Abstract

Current global trends and discussions in media are mainly focusing on sustainable development goals with an emphasis on the reduction of environmental damages caused by companies. However, another important social/sustainable criterion is constituted by the role of how the company employees are reflected: the human capital. Human capital is defined as the sum of an employee’s experience and skills, which he/she profitably brings into a company. Although being perceived for increasing productivity and thus profitability, the intangible asset is not listed on a company’s balance sheet. In the context of investor relations management, the financial community is more frequently demanding additional (soft) facts on personnel data (e.g. mean age, employee satisfaction, training opportunities) for company valuations. Solely evaluating (hard) facts – such as profits, turnovers, and further classical figures – are no longer adequate to gain the true value of a company. On that basis, we investigate the relevance of human capital within the investor relations management context for all 30 German DAX-companies.

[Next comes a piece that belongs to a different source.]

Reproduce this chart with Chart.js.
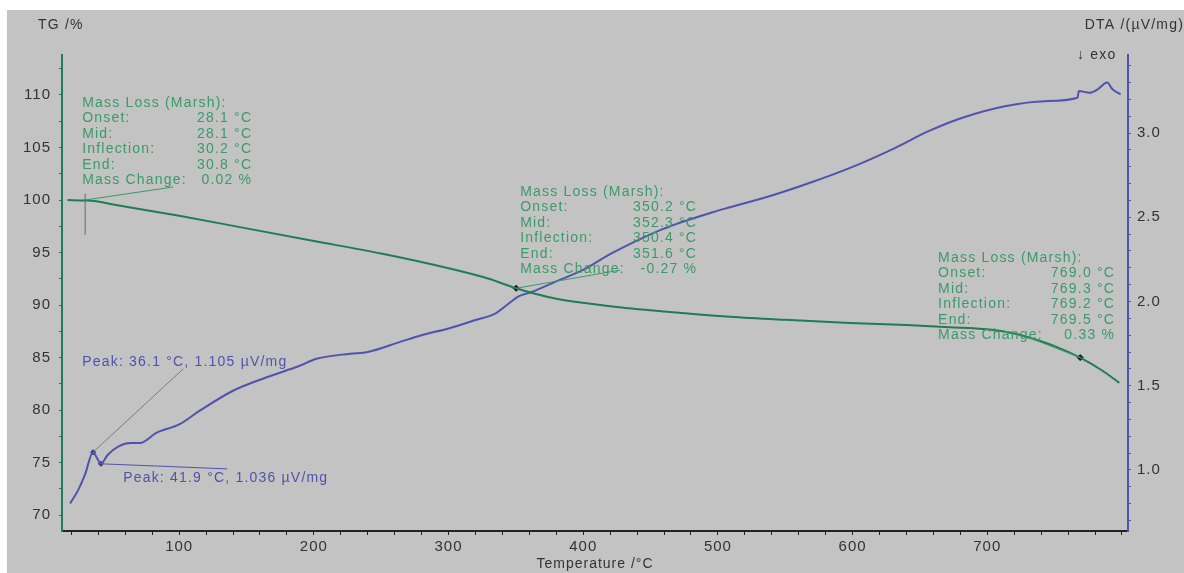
<!DOCTYPE html>
<html>
<head>
<meta charset="utf-8">
<script src="https://cdn.jsdelivr.net/npm/chart.js@4"></script>
<style>
  html, body { margin: 0; padding: 0; background: #fff; }
  #wrap { width: 1184px; height: 573px; }
</style>
</head>
<body>
<div id="wrap"><canvas id="tgChart" width="1184" height="573"></canvas></div>
<script>
// TG curve (mass, %)
const tgTemps = [17, 30, 37, 50, 100, 150, 200, 250, 300, 330, 350, 380, 420, 460, 509, 550, 598, 640, 672, 700, 720, 734, 750, 769, 785, 798];
const tgMass  = [100.0, 99.95, 99.9, 99.6, 98.5, 97.3, 96.1, 94.9, 93.5, 92.5, 91.6, 90.6, 89.9, 89.4, 88.9, 88.6, 88.3, 88.1, 87.9, 87.7, 87.3, 86.8, 86.1, 85.0, 83.8, 82.6];

// DTA curve (µV/mg)
const dtaTemps = [19, 25, 30, 36.1, 39, 41.9, 47, 55, 64, 71, 83, 100, 115, 140, 165, 190, 202, 227, 240, 264, 280, 300, 320, 335, 345, 352, 363, 380, 398, 422, 459, 496, 509, 540, 570, 600, 631, 656, 681, 713, 743, 767, 768, 776, 782, 789, 793, 799];
const dtaValues = [0.80, 0.88, 0.97, 1.105, 1.07, 1.036, 1.09, 1.14, 1.16, 1.16, 1.22, 1.27, 1.35, 1.47, 1.55, 1.62, 1.66, 1.69, 1.70, 1.76, 1.80, 1.84, 1.89, 1.93, 1.99, 2.03, 2.06, 2.12, 2.18, 2.29, 2.43, 2.53, 2.56, 2.63, 2.71, 2.80, 2.91, 3.01, 3.09, 3.16, 3.19, 3.21, 3.25, 3.24, 3.26, 3.30, 3.26, 3.23];

// step points on TG and DTA peaks
const stepTemps = [350.2, 769.0];
const stepMass = [91.6, 85.0];
const peakTemps = [36.1, 41.9];
const peakValues = [1.105, 1.036];

const xLabelTicks = [100, 200, 300, 400, 500, 600, 700];
const tgLabelTicks = [70, 75, 80, 85, 90, 95, 100, 105, 110];
const dtaLabelTicks = [1.0, 1.5, 2.0, 2.5, 3.0];

const marshBoxes = [
    { at: [28.0, 109.24], col: 170, lines: [['Onset:', '28.1 °C'], ['Mid:', '28.1 °C'], ['Inflection:', '30.2 °C'], ['End:', '30.8 °C'], ['Mass Change:', '0.02 %']], lead: [[95.5, 101.24], [30.2, 100.0]] },
    { at: [353.2, 100.76], col: 177, lines: [['Onset:', '350.2 °C'], ['Mid:', '352.3 °C'], ['Inflection:', '350.4 °C'], ['End:', '351.6 °C'], ['Mass Change:', '-0.27 %']], lead: [[427.4, 93.33], [350.2, 91.6]] },
    { at: [663.5, 94.48], col: 177, lines: [['Onset:', '769.0 °C'], ['Mid:', '769.3 °C'], ['Inflection:', '769.2 °C'], ['End:', '769.5 °C'], ['Mass Change:', '0.33 %']], lead: [[731.8, 86.86], [769.0, 85.0]] }
];
const peakNotes = [
    { text: 'Peak: 36.1 °C, 1.105 µV/mg', at: [28.0, 1.637], lead: [[103, 1.60], [36.1, 1.105]] },
    { text: 'Peak: 41.9 °C, 1.036 µV/mg', at: [58.4, 0.952], lead: [[135.6, 1.006], [41.9, 1.036]] }
];

const GREEN = '#1f7d55';
const GREEN_TEXT = '#3b9a69';
const BLUE = '#5152ad';
const FONT = '"Liberation Sans", Arial, sans-serif';

const pts = (xs, ys) => xs.map((x, i) => ({ x: x, y: ys[i] }));
const near = (v, list) => list.some(t => Math.abs(v - t) < 1e-6);

const backdrop = {
    id: 'backdrop',
    beforeDraw(chart) {
        const ctx = chart.ctx;
        ctx.fillStyle = '#ffffff';
        ctx.fillRect(0, 0, chart.width, chart.height);
        ctx.fillStyle = '#c3c3c3';
        ctx.fillRect(7, 10, chart.width - 7, chart.height - 10);
        // the screenshot text looks widely spaced
        ctx.letterSpacing = '1px';
    }
};

const notes = {
    id: 'notes',
    afterDatasetsDraw(chart) {
        const ctx = chart.ctx;
        const xs = chart.scales.x, tg = chart.scales.yTG, dta = chart.scales.yDTA;
        ctx.save();
        ctx.letterSpacing = '1.2px';
        ctx.font = '14px ' + FONT;
        ctx.textBaseline = 'middle';

        // Marsh boxes
        marshBoxes.forEach(b => {
            ctx.strokeStyle = GREEN_TEXT;
            ctx.lineWidth = 1;
            ctx.beginPath();
            ctx.moveTo(xs.getPixelForValue(b.lead[0][0]), tg.getPixelForValue(b.lead[0][1]));
            ctx.lineTo(xs.getPixelForValue(b.lead[1][0]), tg.getPixelForValue(b.lead[1][1]));
            ctx.stroke();
            const x0 = xs.getPixelForValue(b.at[0]);
            const y0 = tg.getPixelForValue(b.at[1]);
            ctx.fillStyle = GREEN_TEXT;
            ctx.textAlign = 'left';
            ctx.fillText('Mass Loss (Marsh):', x0, y0);
            b.lines.forEach((ln, i) => {
                const y = y0 + (i + 1) * 15.5;
                ctx.textAlign = 'left';
                ctx.fillText(ln[0], x0, y);
                ctx.textAlign = 'right';
                ctx.fillText(ln[1], x0 + b.col, y);
            });
        });

        // first step vertical marker
        ctx.strokeStyle = '#666';
        ctx.beginPath();
        ctx.moveTo(xs.getPixelForValue(30.2), tg.getPixelForValue(100.6));
        ctx.lineTo(xs.getPixelForValue(30.2), tg.getPixelForValue(96.7));
        ctx.stroke();

        // DTA peak notes
        peakNotes.forEach((p, i) => {
            ctx.strokeStyle = i === 0 ? '#7a7a8a' : BLUE;
            ctx.beginPath();
            ctx.moveTo(xs.getPixelForValue(p.lead[0][0]), dta.getPixelForValue(p.lead[0][1]));
            ctx.lineTo(xs.getPixelForValue(p.lead[1][0]), dta.getPixelForValue(p.lead[1][1]));
            ctx.stroke();
            ctx.fillStyle = BLUE;
            ctx.textAlign = 'left';
            ctx.fillText(p.text, xs.getPixelForValue(p.at[0]), dta.getPixelForValue(p.at[1]));
        });

        // axis titles
        ctx.fillStyle = '#333';
        ctx.textAlign = 'left';
        ctx.fillText('TG /%', 38, 25);
        ctx.textAlign = 'right';
        ctx.fillText('DTA /(µV/mg)', 1184, 25);
        ctx.textAlign = 'left';
        ctx.fillText('↓ exo', 1077, 55);
        ctx.restore();
    }
};

new Chart(document.getElementById('tgChart'), {
    type: 'line',
    data: {
        datasets: [
            { label: 'TG', data: pts(tgTemps, tgMass), yAxisID: 'yTG', borderColor: GREEN, borderWidth: 2, pointRadius: 0, cubicInterpolationMode: 'monotone' },
            { label: 'DTA', data: pts(dtaTemps, dtaValues), yAxisID: 'yDTA', borderColor: BLUE, borderWidth: 2, pointRadius: 0, cubicInterpolationMode: 'monotone' },
            { label: 'steps', data: pts(stepTemps, stepMass), yAxisID: 'yTG', showLine: false, pointStyle: 'rectRot', pointRadius: 3, pointBackgroundColor: '#111', pointBorderColor: '#111' },
            { label: 'peaks', data: pts(peakTemps, peakValues), yAxisID: 'yDTA', showLine: false, pointStyle: 'rectRot', pointRadius: 2.5, pointBackgroundColor: '#333366', pointBorderColor: '#333366' }
        ]
    },
    options: {
        responsive: false,
        animation: false,
        layout: { padding: { top: 55, left: 0, right: 0, bottom: 0 } },
        plugins: { legend: { display: false }, tooltip: { enabled: false } },
        scales: {
            x: {
                type: 'linear', min: 13, max: 804.5,
                border: { color: '#222', width: 2 },
                grid: { drawOnChartArea: false, drawTicks: true, tickLength: 4, color: '#222' },
                ticks: {
                    stepSize: 20, includeBounds: false, autoSkip: false, maxRotation: 0, padding: 3,
                    color: '#333', font: { family: FONT, size: 15 },
                    callback: v => near(v, xLabelTicks) ? String(v) : ''
                },
                title: { display: true, text: 'Temperature /°C', color: '#333', font: { family: FONT, size: 14 }, padding: { top: 0, bottom: 0 } },
                afterFit: s => { s.height = 42; }
            },
            yTG: {
                type: 'linear', position: 'left', min: 68.5, max: 113.8,
                border: { color: GREEN, width: 2 },
                grid: { drawOnChartArea: false, drawTicks: true, tickLength: 3, color: GREEN },
                ticks: {
                    stepSize: 2.5, includeBounds: false, autoSkip: false, padding: 8,
                    color: '#333', font: { family: FONT, size: 15 },
                    callback: v => near(v, tgLabelTicks) ? String(v) : ''
                },
                afterFit: s => { s.width = 62; }
            },
            yDTA: {
                type: 'linear', position: 'right', min: 0.637, max: 3.464,
                border: { color: BLUE, width: 2 },
                grid: { drawOnChartArea: false, drawTicks: true, tickLength: 3, color: BLUE },
                ticks: {
                    stepSize: 0.1, includeBounds: false, autoSkip: false, padding: 6,
                    color: '#333', font: { family: FONT, size: 15 },
                    callback: v => near(v, dtaLabelTicks) ? v.toFixed(1) : ''
                },
                afterFit: s => { s.width = 56; }
            }
        }
    },
    plugins: [backdrop, notes]
});
</script>
</body>
</html>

In doing so, our research consists of a mixed-methods-approach, thereby combining quantitative and qualitative elements. In the first step, the company reporting – annual reports, personnel reports, CSR-reports, and non-financial reports – for all DAX30-companies is analyzed by using specific criteria model based on the Global Reporting Initiative (GRI). The findings are taken into the qualitative part by interviewing company representatives from DAX30-companies as well as management consulting firms. The overall findings provide empirical evidence, that the German DAX30-companies lack proper strategies to assess personnel data as well as represent proper information for fair company valuations.